** Problem details **
Your task is to copy every line of this material exactly.
━━━━━━━━
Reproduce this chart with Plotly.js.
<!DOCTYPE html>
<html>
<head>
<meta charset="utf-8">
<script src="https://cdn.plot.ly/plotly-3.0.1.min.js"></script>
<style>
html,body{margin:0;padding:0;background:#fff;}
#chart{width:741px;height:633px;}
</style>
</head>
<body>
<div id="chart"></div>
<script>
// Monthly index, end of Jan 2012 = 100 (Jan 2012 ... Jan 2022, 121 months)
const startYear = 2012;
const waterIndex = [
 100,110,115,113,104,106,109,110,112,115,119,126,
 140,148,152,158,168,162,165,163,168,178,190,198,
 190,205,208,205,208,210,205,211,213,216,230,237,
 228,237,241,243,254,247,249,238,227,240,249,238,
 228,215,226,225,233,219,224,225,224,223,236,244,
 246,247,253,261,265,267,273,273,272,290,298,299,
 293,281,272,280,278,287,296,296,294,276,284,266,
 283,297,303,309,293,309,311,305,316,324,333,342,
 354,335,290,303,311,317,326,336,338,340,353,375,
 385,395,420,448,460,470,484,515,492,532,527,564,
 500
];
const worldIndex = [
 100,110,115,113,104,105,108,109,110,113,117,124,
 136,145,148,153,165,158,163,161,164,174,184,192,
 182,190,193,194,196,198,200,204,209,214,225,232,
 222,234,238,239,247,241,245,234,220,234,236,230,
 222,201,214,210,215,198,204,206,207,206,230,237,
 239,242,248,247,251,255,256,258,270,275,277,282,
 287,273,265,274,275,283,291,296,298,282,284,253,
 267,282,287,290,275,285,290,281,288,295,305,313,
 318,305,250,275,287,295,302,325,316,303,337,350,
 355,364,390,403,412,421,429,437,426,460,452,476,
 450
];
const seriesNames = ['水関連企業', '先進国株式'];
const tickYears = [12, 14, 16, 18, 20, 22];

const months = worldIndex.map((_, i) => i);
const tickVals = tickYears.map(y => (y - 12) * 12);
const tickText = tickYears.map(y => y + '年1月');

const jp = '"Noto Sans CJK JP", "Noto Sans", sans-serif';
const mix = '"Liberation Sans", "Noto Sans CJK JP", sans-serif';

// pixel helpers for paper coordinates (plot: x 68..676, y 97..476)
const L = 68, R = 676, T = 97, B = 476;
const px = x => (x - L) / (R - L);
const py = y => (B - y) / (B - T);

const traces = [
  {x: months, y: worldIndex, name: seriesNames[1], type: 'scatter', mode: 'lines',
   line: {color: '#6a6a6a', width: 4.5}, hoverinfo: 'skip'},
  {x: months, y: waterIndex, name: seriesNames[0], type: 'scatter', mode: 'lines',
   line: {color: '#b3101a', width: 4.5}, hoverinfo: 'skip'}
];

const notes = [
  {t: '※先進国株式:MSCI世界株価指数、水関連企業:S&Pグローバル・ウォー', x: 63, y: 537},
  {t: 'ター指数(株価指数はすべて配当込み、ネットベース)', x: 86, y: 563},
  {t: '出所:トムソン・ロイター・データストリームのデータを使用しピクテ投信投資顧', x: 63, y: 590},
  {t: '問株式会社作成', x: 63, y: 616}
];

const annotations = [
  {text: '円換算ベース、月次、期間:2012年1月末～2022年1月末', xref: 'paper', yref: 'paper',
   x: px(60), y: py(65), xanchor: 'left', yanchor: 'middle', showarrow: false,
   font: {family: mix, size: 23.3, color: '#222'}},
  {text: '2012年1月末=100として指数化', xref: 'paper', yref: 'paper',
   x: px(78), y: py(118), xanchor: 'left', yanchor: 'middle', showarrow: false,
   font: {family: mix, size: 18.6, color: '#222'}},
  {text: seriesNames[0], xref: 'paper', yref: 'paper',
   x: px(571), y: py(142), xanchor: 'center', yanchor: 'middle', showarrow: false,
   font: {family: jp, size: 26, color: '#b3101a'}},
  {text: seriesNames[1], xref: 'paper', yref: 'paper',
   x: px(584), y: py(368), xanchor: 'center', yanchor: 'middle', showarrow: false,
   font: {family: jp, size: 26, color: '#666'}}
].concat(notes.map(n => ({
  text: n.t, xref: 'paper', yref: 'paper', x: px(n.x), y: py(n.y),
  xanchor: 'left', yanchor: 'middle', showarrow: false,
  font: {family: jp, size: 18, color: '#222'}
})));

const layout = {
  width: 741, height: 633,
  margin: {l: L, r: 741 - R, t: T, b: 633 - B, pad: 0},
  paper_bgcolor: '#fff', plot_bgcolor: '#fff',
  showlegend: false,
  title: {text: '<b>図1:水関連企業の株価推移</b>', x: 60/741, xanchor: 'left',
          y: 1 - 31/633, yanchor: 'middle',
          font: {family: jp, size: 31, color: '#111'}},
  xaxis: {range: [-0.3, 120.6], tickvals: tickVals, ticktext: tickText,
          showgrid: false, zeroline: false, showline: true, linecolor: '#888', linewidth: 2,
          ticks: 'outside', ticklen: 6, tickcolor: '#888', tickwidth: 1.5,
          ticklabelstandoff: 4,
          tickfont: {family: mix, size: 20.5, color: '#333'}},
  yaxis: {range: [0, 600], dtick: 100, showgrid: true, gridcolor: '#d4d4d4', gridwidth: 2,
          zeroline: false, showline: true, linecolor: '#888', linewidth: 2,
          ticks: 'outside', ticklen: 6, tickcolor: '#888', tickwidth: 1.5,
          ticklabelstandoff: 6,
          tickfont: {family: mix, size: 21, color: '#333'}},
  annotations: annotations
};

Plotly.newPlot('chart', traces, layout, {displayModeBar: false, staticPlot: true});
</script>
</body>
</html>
━━━━━━━━
** Completed task **
Reproduce this chart with Plotly.js.
<!DOCTYPE html>
<html>
<head>
<meta charset="utf-8">
<script src="https://cdn.plot.ly/plotly-3.0.1.min.js"></script>
<style>
html,body{margin:0;padding:0;background:#fff;}
#chart{width:741px;height:633px;}
</style>
</head>
<body>
<div id="chart"></div>
<script>
// Monthly index, end of Jan 2012 = 100 (Jan 2012 ... Jan 2022, 121 months)
const startYear = 2012;
const waterIndex = [
 100,110,115,113,104,106,109,110,112,115,119,126,
 140,148,152,158,168,162,165,163,168,178,190,198,
 190,205,208,205,208,210,205,211,213,216,230,237,
 228,237,241,243,254,247,249,238,227,240,249,238,
 228,215,226,225,233,219,224,225,224,223,236,244,
 246,247,253,261,265,267,273,273,272,290,298,299,
 293,281,272,280,278,287,296,296,294,276,284,266,
 283,297,303,309,293,309,311,305,316,324,333,342,
 354,335,290,303,311,317,326,336,338,340,353,375,
 385,395,420,448,460,470,484,515,492,532,527,564,
 500
];
const worldIndex = [
 100,110,115,113,104,105,108,109,110,113,117,124,
 136,145,148,153,165,158,163,161,164,174,184,192,
 182,190,193,194,196,198,200,204,209,214,225,232,
 222,234,238,239,247,241,245,234,220,234,236,230,
 222,201,214,210,215,198,204,206,207,206,230,237,
 239,242,248,247,251,255,256,258,270,275,277,282,
 287,273,265,274,275,283,291,296,298,282,284,253,
 267,282,287,290,275,285,290,281,288,295,305,313,
 318,305,250,275,287,295,302,325,316,303,337,350,
 355,364,390,403,412,421,429,437,426,460,452,476,
 450
];
const seriesNames = ['水関連企業', '先進国株式'];
const tickYears = [12, 14, 16, 18, 20, 22];

const months = worldIndex.map((_, i) => i);
const tickVals = tickYears.map(y => (y - 12) * 12);
const tickText = tickYears.map(y => y + '年1月');

const jp = '"Noto Sans CJK JP", "Noto Sans", sans-serif';
const mix = '"Liberation Sans", "Noto Sans CJK JP", sans-serif';

// pixel helpers for paper coordinates (plot: x 68..676, y 97..476)
const L = 68, R = 676, T = 97, B = 476;
const px = x => (x - L) / (R - L);
const py = y => (B - y) / (B - T);

const traces = [
  {x: months, y: worldIndex, name: seriesNames[1], type: 'scatter', mode: 'lines',
   line: {color: '#6a6a6a', width: 4.5}, hoverinfo: 'skip'},
  {x: months, y: waterIndex, name: seriesNames[0], type: 'scatter', mode: 'lines',
   line: {color: '#b3101a', width: 4.5}, hoverinfo: 'skip'}
];

const notes = [
  {t: '※先進国株式:MSCI世界株価指数、水関連企業:S&Pグローバル・ウォー', x: 63, y: 537},
  {t: 'ター指数(株価指数はすべて配当込み、ネットベース)', x: 86, y: 563},
  {t: '出所:トムソン・ロイター・データストリームのデータを使用しピクテ投信投資顧', x: 63, y: 590},
  {t: '問株式会社作成', x: 63, y: 616}
];

const annotations = [
  {text: '円換算ベース、月次、期間:2012年1月末～2022年1月末', xref: 'paper', yref: 'paper',
   x: px(60), y: py(65), xanchor: 'left', yanchor: 'middle', showarrow: false,
   font: {family: mix, size: 23.3, color: '#222'}},
  {text: '2012年1月末=100として指数化', xref: 'paper', yref: 'paper',
   x: px(78), y: py(118), xanchor: 'left', yanchor: 'middle', showarrow: false,
   font: {family: mix, size: 18.6, color: '#222'}},
  {text: seriesNames[0], xref: 'paper', yref: 'paper',
   x: px(571), y: py(142), xanchor: 'center', yanchor: 'middle', showarrow: false,
   font: {family: jp, size: 26, color: '#b3101a'}},
  {text: seriesNames[1], xref: 'paper', yref: 'paper',
   x: px(584), y: py(368), xanchor: 'center', yanchor: 'middle', showarrow: false,
   font: {family: jp, size: 26, color: '#666'}}
].concat(notes.map(n => ({
  text: n.t, xref: 'paper', yref: 'paper', x: px(n.x), y: py(n.y),
  xanchor: 'left', yanchor: 'middle', showarrow: false,
  font: {family: jp, size: 18, color: '#222'}
})));

const layout = {
  width: 741, height: 633,
  margin: {l: L, r: 741 - R, t: T, b: 633 - B, pad: 0},
  paper_bgcolor: '#fff', plot_bgcolor: '#fff',
  showlegend: false,
  title: {text: '<b>図1:水関連企業の株価推移</b>', x: 60/741, xanchor: 'left',
          y: 1 - 31/633, yanchor: 'middle',
          font: {family: jp, size: 31, color: '#111'}},
  xaxis: {range: [-0.3, 120.6], tickvals: tickVals, ticktext: tickText,
          showgrid: false, zeroline: false, showline: true, linecolor: '#888', linewidth: 2,
          ticks: 'outside', ticklen: 6, tickcolor: '#888', tickwidth: 1.5,
          ticklabelstandoff: 4,
          tickfont: {family: mix, size: 20.5, color: '#333'}},
  yaxis: {range: [0, 600], dtick: 100, showgrid: true, gridcolor: '#d4d4d4', gridwidth: 2,
          zeroline: false, showline: true, linecolor: '#888', linewidth: 2,
          ticks: 'outside', ticklen: 6, tickcolor: '#888', tickwidth: 1.5,
          ticklabelstandoff: 6,
          tickfont: {family: mix, size: 21, color: '#333'}},
  annotations: annotations
};

Plotly.newPlot('chart', traces, layout, {displayModeBar: false, staticPlot: true});
</script>
</body>
</html>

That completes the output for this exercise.